The Panhellenic singing competition, which celebrates its 100th anniversary during Alumni Weekend in June, has been built on such traditions. In recent years Miarecki and the scores of alumni who return to campus for the open-air performance can be sure the Mitchell Tower bells will be rung, the sorority sisters will wear semimatching black dresses, and each of the dozen teams will vie for the distinction of winning the Best Overall Cup.

The event, Miarecki says, is awe-inspiring. “When you go into Hutch Court at night, everything’s lit up, there’s a stage, a spotlight. ... The ivy, the Gothic architecture—all mixed with the jovial nature of a singing competition.”

Bernie DelGiorno, AB’54, AB’55, MBA’55, has been serenading the UChicago community with his fraternity, Phi Gamma Delta, in the Sing since the 1950s. In a tradition still practiced today, the Greek organizations would begin the ceremony by marching in while singing their song “and line up on the stage in their singing arrangement,” says DelGiorno. “If, in fact, they had a singing arrangement.”

Phi Gamma Delta’s preparation, which begins in early spring, has become a point of lasting pride for DelGiorno: “We have tenors, leads, baritones, and basses. We sing in four-part harmony—others don’t seem to have any harmony.”
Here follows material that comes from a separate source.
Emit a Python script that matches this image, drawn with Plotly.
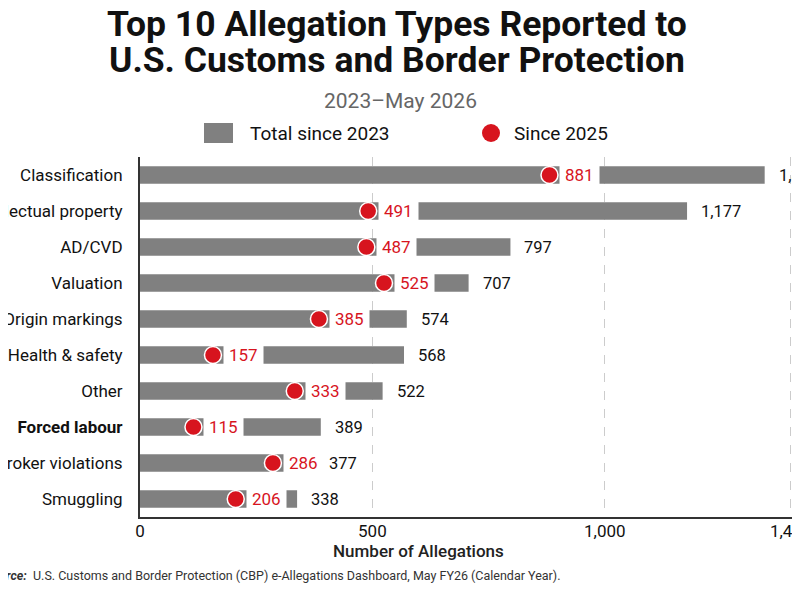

Fiona Malone, ’12, of Alpha Omicron Pi, has been digging through archives and rewriting pop songs for her sisters to harmonize, in honor of the sorority’s 25th anniversary on campus. “Everyone comes prepared,” Malone says.

Sounding good may be important, but the Sing is also noteworthy for uniting alumni, Miarecki says. At the height of its popularity in the early 1920s, the event drew more than 18,000 students and alumni representing 27 fraternities during the annual reunion, according to the Cap and Gown, the University’s yearbook at the time. Today the event can draw more than 1,000.

Sororities joined the Sing in the 1980s, and several years later they were competing with the fraternities for the event’s four awards: the Quality Cup, the Quantity Cup, the Spirit Cup, and the Best Overall Cup.

Around 1990 the event was moved to different locations and rescheduled to afternoon to eliminate occasional nighttime rowdiness. Miarecki, DelGiorno, and other Greeks formed a council that restored its evening setting in Hutchinson Court in 2000. “Those of us who had attended the Sing in the era when it was held at night strongly encouraged the young members of the council to restore it to the evening timeframe,” said Jessie Wang-Grimm, AB’90, another committee member. “When you are trying to bring back the old guard, you want to bring them back to the familiar.”